Jackie Acosta - my life, my rules


We all have skeletons in our closets, and try as we might to forget they exist, they will pop out once in a while at the most unexpected times. Often giving us surprises that change our lives. He’s a well-kept secret, and I would like him to remain so until the day I die. But I guess fate has other plans, for his shadow no longer looms behind, but overhead.

I don’t fear him, I would just rather close the door on us and continue my life with someone else. But his insistence to meet and talk, shed some light into my somewhat boring world. He’s right, I truly lived when I was with him. I wasn’t afraid, I didn’t have my guard up, I was free from all the constricting emotions that hindered my ability to trust other people. To this day, I wonder how he was able to make me open up. Maybe because we understood each other and we were going through a similar emotional turmoil.

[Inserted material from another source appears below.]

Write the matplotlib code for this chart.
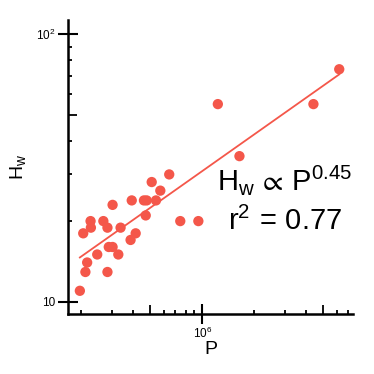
import numpy as np
import matplotlib
matplotlib.use("Agg")
import matplotlib.pyplot as plt
from matplotlib.ticker import FixedLocator, NullFormatter

# data
P = [1.96e5, 2.05e5, 2.11e5, 2.16e5, 2.26e5, 2.27e5, 2.47e5, 2.68e5, 2.83e5, 2.83e5,
     2.88e5, 3.03e5, 3.03e5, 3.27e5, 3.37e5, 3.85e5, 3.91e5, 4.12e5, 4.60e5, 4.71e5,
     4.77e5, 5.10e5, 5.40e5, 5.72e5, 6.44e5, 7.46e5, 9.49e5, 1.23e6, 1.64e6, 4.39e6,
     6.19e6]
Hw = [10.97, 18.0, 12.9, 14.0, 20.0, 18.9, 15.0, 20.0, 18.9, 12.9,
      16.0, 16.0, 23.0, 15.0, 18.9, 17.0, 23.9, 18.0, 23.9, 21.0,
      23.9, 28.0, 23.9, 26.0, 29.9, 20.0, 20.0, 54.8, 35.0, 54.8,
      74.0]

xticks = [1e6]
xticklabels = [r'$\mathregular{10^6}$']
yticks = [10, 100]
yticklabels = ['10', r'$\mathregular{10^2}$']
x_minor = [2e5, 3e5, 4e5, 6e5, 7e5, 8e5, 9e5, 2e6, 3e6, 4e6, 6e6, 7e6]
y_minor = [20, 30, 40, 60, 70, 80, 90]
x_mid = [5e5, 5e6]
y_mid = [50]

red = '#F4574A'

plt.rcParams['font.family'] = ['Liberation Sans', 'DejaVu Sans']
plt.rcParams['mathtext.fontset'] = 'custom'
plt.rcParams['mathtext.rm'] = 'Liberation Sans'
plt.rcParams['mathtext.it'] = 'Liberation Sans'

fig = plt.figure(figsize=(3.74, 3.74), dpi=100)
ax = fig.add_axes([0.181, 0.160, 0.763, 0.7865])

# power-law fit in log-log space
lp = np.log10(P)
lh = np.log10(Hw)
k, b = np.polyfit(lp, lh, 1)
xs = np.array([min(P), max(P)])
ax.plot(xs, 10 ** (b + k * np.log10(xs)), color=red, lw=1.3, zorder=2)
ax.scatter(P, Hw, s=55, color=red, edgecolors='none', zorder=3)

ax.set_xscale('log')
ax.set_yscale('log')
ax.set_xlim(1.667e5, 7.44e6)
ax.set_ylim(8.97, 113.1)

ax.set_xticks(xticks)
ax.set_xticklabels(xticklabels)
ax.set_yticks(yticks)
ax.set_yticklabels(yticklabels)
ax.xaxis.set_minor_locator(FixedLocator(x_minor))
ax.yaxis.set_minor_locator(FixedLocator(y_minor))
ax.xaxis.set_minor_formatter(NullFormatter())
ax.yaxis.set_minor_formatter(NullFormatter())
ax.tick_params(which='major', direction='inout', length=14.4, width=1.5, pad=1.5, labelsize=8.5)
ax.tick_params(which='minor', direction='in', length=3, width=1.3)

for s in ['top', 'right']:
    ax.spines[s].set_visible(False)
for s in ['left', 'bottom']:
    ax.spines[s].set_linewidth(1.8)

# medium ticks at the 5s
sx = ax.secondary_xaxis('bottom')
sx.set_xticks(x_mid)
sx.set_xticklabels(['' for _ in x_mid])
sx.xaxis.set_minor_locator(FixedLocator([]))
sx.tick_params(direction='in', length=6.3, width=1.3)
sx.spines['bottom'].set_visible(False)
sy = ax.secondary_yaxis('left')
sy.set_yticks(y_mid)
sy.set_yticklabels(['' for _ in y_mid])
sy.yaxis.set_minor_locator(FixedLocator([]))
sy.tick_params(direction='in', length=6.3, width=1.3)
sy.spines['left'].set_visible(False)

ax.set_xlabel('P', fontsize=14, labelpad=0)
ax.set_ylabel(r'$\mathregular{H_w}$', fontsize=14, labelpad=6)

ax.text(0.997, 0.422, r'$\mathregular{H_w\,\propto\,P^{0.45}}$', transform=ax.transAxes,
        fontsize=21, ha='right', va='baseline')
ax.text(0.962, 0.286, r'$\mathregular{r^2\,=\,0.77}$', transform=ax.transAxes,
        fontsize=21, ha='right', va='baseline')

fig.savefig('out.png', dpi=100)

D is like me. Battered and bruised, but still standing strong. At one point we were helpless to the needs of others, to the expectations of friends and family. We overcame it together, through words. Our chats gave new meaning to the word conversation. His wife left a couple of years ago, leaving him to care for P (who’s such a wonderful beautiful boy). There were times I looked at them together, and I would wish that the sperm donor would have such magical moments with my son. D’s patience at learning sign language so he can tell P that he loves him breaks my heart even now.

But isn’t that what I wished for in the past; to meet the perfect guy. A man who puts his family on top of his priorities, and isn’t afraid of looking like a fool just to show them how much he loves them. A man who would love unconditionally and expect nothing in return. A man who would swallow is pride and accept defeat. A man who’s capable, hardworking and responsible. Sometimes though, perfect isn’t what’s right for us. He’d be the perfect embodiment of a Knight in Shining Armor – minus the horse and armor.

I met him in National Bookstore, of all places. These things only happen in books that I read, and it’s not supposed to happen in real life. Two people don’t just grab at the same book at the same time. People don’t just look at each other and laugh like silly children, introduce themselves, have coffee and spend a whole afternoon together. It’s too surreal to be true. And maybe that’s why I never gave it a chance. Because real life doesn’t offer a lot of chances at a perfect life with a perfect guy. Real life is all about pain and suffering, proof is what we see everyday; people starving, fighting and selfishly stepping on others. That was my downfall, my inability to see the beauty in life and accept it as part of mine.

I often say sorry to D, but I never once meant it, until now. I didn’t have any reason to cut him off like that. I was just too terrified to start living a different life. I was comfortable in my own little world, with just me and my son. I wish my boy had met D and P; but I didn’t want him to see a different kind of father and son relationship. I didn’t want my son to expect the same from his dad, and I didn’t want him to be jealous of what other boys have.

It’s all in the past. We all have to learn to close the door and open windows to let fresh air in. D has told me plenty of times, that we have to end a cycle to begin a new one. I just wasn’t able to stop an old cycle when I was with him. If only I had known this when I was with D, I would have given love a little bit more. But would that have changed destiny? Would it have changed the fact that I wasn’t ready?

As I was writing, I realized that there’s really no need to talk to him. He’ll understand me. He’ll respect my decision. He’ll find the answers here. He’ll read between the lines and know exactly what I want to say.